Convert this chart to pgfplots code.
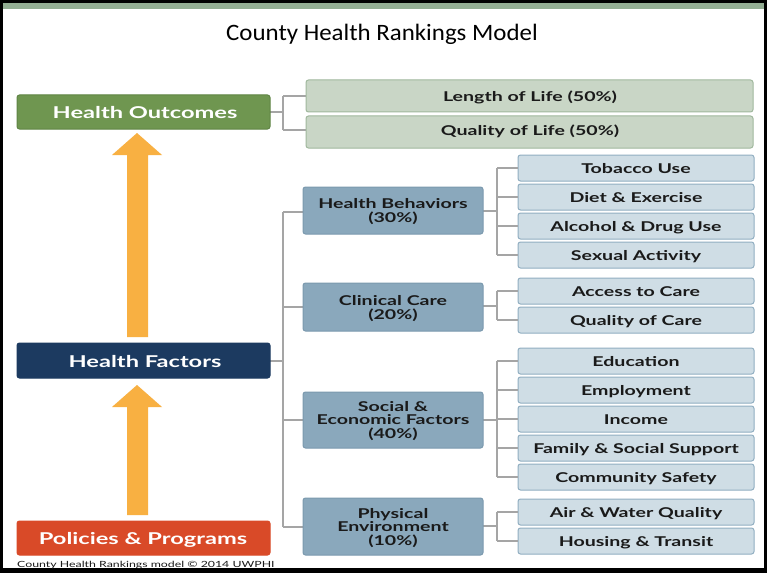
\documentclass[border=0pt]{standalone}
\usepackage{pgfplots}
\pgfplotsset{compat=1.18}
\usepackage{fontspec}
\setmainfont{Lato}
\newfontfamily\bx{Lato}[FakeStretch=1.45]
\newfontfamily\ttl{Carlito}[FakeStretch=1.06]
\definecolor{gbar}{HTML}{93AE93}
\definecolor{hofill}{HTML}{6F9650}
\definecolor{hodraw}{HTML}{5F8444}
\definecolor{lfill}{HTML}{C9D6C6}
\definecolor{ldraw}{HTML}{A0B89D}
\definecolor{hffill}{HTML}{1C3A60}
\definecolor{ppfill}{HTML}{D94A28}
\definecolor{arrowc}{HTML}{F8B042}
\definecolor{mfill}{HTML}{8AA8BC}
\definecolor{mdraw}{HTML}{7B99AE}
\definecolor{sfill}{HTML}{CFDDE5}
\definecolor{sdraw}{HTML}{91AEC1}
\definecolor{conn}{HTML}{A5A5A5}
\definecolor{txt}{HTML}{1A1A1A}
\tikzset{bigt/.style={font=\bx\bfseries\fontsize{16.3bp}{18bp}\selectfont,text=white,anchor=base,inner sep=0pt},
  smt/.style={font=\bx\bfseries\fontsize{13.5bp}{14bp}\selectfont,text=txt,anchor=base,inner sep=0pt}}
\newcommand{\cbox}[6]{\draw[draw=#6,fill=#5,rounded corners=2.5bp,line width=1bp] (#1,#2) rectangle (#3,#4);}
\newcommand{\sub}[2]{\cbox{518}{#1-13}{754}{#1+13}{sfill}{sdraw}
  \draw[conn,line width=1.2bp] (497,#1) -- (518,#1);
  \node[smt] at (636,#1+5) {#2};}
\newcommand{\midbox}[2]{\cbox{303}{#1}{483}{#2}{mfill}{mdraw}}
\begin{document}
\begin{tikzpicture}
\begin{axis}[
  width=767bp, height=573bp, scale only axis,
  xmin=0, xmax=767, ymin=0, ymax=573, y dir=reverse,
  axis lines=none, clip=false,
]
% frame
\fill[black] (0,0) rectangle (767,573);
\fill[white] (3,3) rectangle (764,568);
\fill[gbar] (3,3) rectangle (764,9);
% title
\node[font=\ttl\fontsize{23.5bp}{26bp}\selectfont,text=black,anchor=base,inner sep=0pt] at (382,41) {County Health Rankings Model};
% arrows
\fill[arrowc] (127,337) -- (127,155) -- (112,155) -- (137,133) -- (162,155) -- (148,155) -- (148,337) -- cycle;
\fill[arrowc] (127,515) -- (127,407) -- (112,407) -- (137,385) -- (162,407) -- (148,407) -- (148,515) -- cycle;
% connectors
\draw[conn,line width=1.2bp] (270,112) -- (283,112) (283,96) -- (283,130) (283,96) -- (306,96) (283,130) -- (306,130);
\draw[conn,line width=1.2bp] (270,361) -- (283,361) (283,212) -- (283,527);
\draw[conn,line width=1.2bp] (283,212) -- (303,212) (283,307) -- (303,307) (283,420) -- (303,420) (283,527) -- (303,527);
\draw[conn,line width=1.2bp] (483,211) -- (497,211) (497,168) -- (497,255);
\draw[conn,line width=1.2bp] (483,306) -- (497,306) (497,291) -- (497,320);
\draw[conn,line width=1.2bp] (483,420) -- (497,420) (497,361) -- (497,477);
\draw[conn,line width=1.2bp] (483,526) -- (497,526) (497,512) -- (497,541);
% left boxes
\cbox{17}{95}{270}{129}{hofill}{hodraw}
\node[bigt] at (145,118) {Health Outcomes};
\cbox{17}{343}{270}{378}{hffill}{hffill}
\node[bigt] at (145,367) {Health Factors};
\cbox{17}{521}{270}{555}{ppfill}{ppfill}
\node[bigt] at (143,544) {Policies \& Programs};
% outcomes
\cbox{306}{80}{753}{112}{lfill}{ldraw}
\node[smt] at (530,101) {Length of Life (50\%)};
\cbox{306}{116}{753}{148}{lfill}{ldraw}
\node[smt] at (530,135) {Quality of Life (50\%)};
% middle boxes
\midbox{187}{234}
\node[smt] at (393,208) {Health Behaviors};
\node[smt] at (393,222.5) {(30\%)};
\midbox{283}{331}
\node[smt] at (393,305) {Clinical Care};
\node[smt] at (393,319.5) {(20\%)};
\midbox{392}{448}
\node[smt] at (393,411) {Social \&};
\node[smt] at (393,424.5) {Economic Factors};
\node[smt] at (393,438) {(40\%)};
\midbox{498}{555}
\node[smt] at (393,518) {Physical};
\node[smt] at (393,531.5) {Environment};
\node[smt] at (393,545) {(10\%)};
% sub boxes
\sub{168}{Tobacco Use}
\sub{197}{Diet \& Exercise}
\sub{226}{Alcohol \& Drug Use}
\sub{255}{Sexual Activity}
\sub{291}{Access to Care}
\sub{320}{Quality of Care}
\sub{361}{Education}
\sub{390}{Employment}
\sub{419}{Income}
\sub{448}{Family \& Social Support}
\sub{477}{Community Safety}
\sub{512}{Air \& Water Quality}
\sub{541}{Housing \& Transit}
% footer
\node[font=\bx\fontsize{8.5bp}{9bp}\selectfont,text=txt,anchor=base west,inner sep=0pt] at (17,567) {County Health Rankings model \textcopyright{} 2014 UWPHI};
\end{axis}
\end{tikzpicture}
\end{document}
========================
> INSTRUCTION: Leave every image out, and retype the material exactly.

> TASK RESULT:
Convert this chart to pgfplots code.
\documentclass[border=0pt]{standalone}
\usepackage{pgfplots}
\pgfplotsset{compat=1.18}
\usepackage{fontspec}
\setmainfont{Lato}
\newfontfamily\bx{Lato}[FakeStretch=1.45]
\newfontfamily\ttl{Carlito}[FakeStretch=1.06]
\definecolor{gbar}{HTML}{93AE93}
\definecolor{hofill}{HTML}{6F9650}
\definecolor{hodraw}{HTML}{5F8444}
\definecolor{lfill}{HTML}{C9D6C6}
\definecolor{ldraw}{HTML}{A0B89D}
\definecolor{hffill}{HTML}{1C3A60}
\definecolor{ppfill}{HTML}{D94A28}
\definecolor{arrowc}{HTML}{F8B042}
\definecolor{mfill}{HTML}{8AA8BC}
\definecolor{mdraw}{HTML}{7B99AE}
\definecolor{sfill}{HTML}{CFDDE5}
\definecolor{sdraw}{HTML}{91AEC1}
\definecolor{conn}{HTML}{A5A5A5}
\definecolor{txt}{HTML}{1A1A1A}
\tikzset{bigt/.style={font=\bx\bfseries\fontsize{16.3bp}{18bp}\selectfont,text=white,anchor=base,inner sep=0pt},
  smt/.style={font=\bx\bfseries\fontsize{13.5bp}{14bp}\selectfont,text=txt,anchor=base,inner sep=0pt}}
\newcommand{\cbox}[6]{\draw[draw=#6,fill=#5,rounded corners=2.5bp,line width=1bp] (#1,#2) rectangle (#3,#4);}
\newcommand{\sub}[2]{\cbox{518}{#1-13}{754}{#1+13}{sfill}{sdraw}
  \draw[conn,line width=1.2bp] (497,#1) -- (518,#1);
  \node[smt] at (636,#1+5) {#2};}
\newcommand{\midbox}[2]{\cbox{303}{#1}{483}{#2}{mfill}{mdraw}}
\begin{document}
\begin{tikzpicture}
\begin{axis}[
  width=767bp, height=573bp, scale only axis,
  xmin=0, xmax=767, ymin=0, ymax=573, y dir=reverse,
  axis lines=none, clip=false,
]
% frame
\fill[black] (0,0) rectangle (767,573);
\fill[white] (3,3) rectangle (764,568);
\fill[gbar] (3,3) rectangle (764,9);
% title
\node[font=\ttl\fontsize{23.5bp}{26bp}\selectfont,text=black,anchor=base,inner sep=0pt] at (382,41) {County Health Rankings Model};
% arrows
\fill[arrowc] (127,337) -- (127,155) -- (112,155) -- (137,133) -- (162,155) -- (148,155) -- (148,337) -- cycle;
\fill[arrowc] (127,515) -- (127,407) -- (112,407) -- (137,385) -- (162,407) -- (148,407) -- (148,515) -- cycle;
% connectors
\draw[conn,line width=1.2bp] (270,112) -- (283,112) (283,96) -- (283,130) (283,96) -- (306,96) (283,130) -- (306,130);
\draw[conn,line width=1.2bp] (270,361) -- (283,361) (283,212) -- (283,527);
\draw[conn,line width=1.2bp] (283,212) -- (303,212) (283,307) -- (303,307) (283,420) -- (303,420) (283,527) -- (303,527);
\draw[conn,line width=1.2bp] (483,211) -- (497,211) (497,168) -- (497,255);
\draw[conn,line width=1.2bp] (483,306) -- (497,306) (497,291) -- (497,320);
\draw[conn,line width=1.2bp] (483,420) -- (497,420) (497,361) -- (497,477);
\draw[conn,line width=1.2bp] (483,526) -- (497,526) (497,512) -- (497,541);
% left boxes
\cbox{17}{95}{270}{129}{hofill}{hodraw}
\node[bigt] at (145,118) {Health Outcomes};
\cbox{17}{343}{270}{378}{hffill}{hffill}
\node[bigt] at (145,367) {Health Factors};
\cbox{17}{521}{270}{555}{ppfill}{ppfill}
\node[bigt] at (143,544) {Policies \& Programs};
% outcomes
\cbox{306}{80}{753}{112}{lfill}{ldraw}
\node[smt] at (530,101) {Length of Life (50\%)};
\cbox{306}{116}{753}{148}{lfill}{ldraw}
\node[smt] at (530,135) {Quality of Life (50\%)};
% middle boxes
\midbox{187}{234}
\node[smt] at (393,208) {Health Behaviors};
\node[smt] at (393,222.5) {(30\%)};
\midbox{283}{331}
\node[smt] at (393,305) {Clinical Care};
\node[smt] at (393,319.5) {(20\%)};
\midbox{392}{448}
\node[smt] at (393,411) {Social \&};
\node[smt] at (393,424.5) {Economic Factors};
\node[smt] at (393,438) {(40\%)};
\midbox{498}{555}
\node[smt] at (393,518) {Physical};
\node[smt] at (393,531.5) {Environment};
\node[smt] at (393,545) {(10\%)};
% sub boxes
\sub{168}{Tobacco Use}
\sub{197}{Diet \& Exercise}
\sub{226}{Alcohol \& Drug Use}
\sub{255}{Sexual Activity}
\sub{291}{Access to Care}
\sub{320}{Quality of Care}
\sub{361}{Education}
\sub{390}{Employment}
\sub{419}{Income}
\sub{448}{Family \& Social Support}
\sub{477}{Community Safety}
\sub{512}{Air \& Water Quality}
\sub{541}{Housing \& Transit}
% footer
\node[font=\bx\fontsize{8.5bp}{9bp}\selectfont,text=txt,anchor=base west,inner sep=0pt] at (17,567) {County Health Rankings model \textcopyright{} 2014 UWPHI};
\end{axis}
\end{tikzpicture}
\end{document}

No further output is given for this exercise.